/hive-udf-neologd

Hive Japanese NLP UDFs with NEologd

Primary LanguageJavaApache License 2.0Apache-2.0

Hive Japanese NLP UDFs with NEologd

Build Status

This package extends Hivemall's Japanese NLP capability by utilizing NEologd.
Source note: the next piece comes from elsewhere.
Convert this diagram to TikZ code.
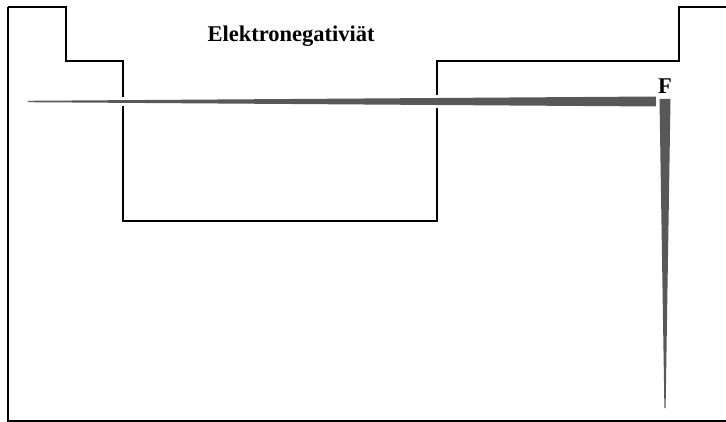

Before getting started, build the latest version of hivemall-all-{HIVEMALL_VERSION}.jar as documented on Hivemall installation guide.

Usage

Run build script:

./build.sh

The build script is modified version of kazuhira-r/kuromoji-with-mecab-neologd-buildscript.

Use the UDFs on Hive:

add jar hivemall-all-{HIVEMALL_VERSION}.jar; -- e.g., hivemall-all-0.5.1-incubating-SNAPSHOT.jar
add jar hive-udf-neologd-{VERSION}-{NEOLOGD_VERSION_DATE}.jar; -- e.g., hive-udf-neologd-0.1.0-20180524.jar;
create temporary function tokenize_ja_neologd as 'hivemall.nlp.tokenizer.KuromojiNEologdUDF';
select tokenize_ja_neologd();
-- ["{VERSION}-{NEOLOGD_VERSION_DATE}"]
select tokenize_ja_neologd('10日放送の「中居正広のミになる図書館」(テレビ朝日系)で、SMAPの中居正広が、篠原信一の過去の勘違いを明かす一幕があった。');
-- ["10日","放送","中居正広の身になる図書館","テレビ朝日","系","smap","中居正広","篠原信一","過去","勘違い","明かす","一幕"]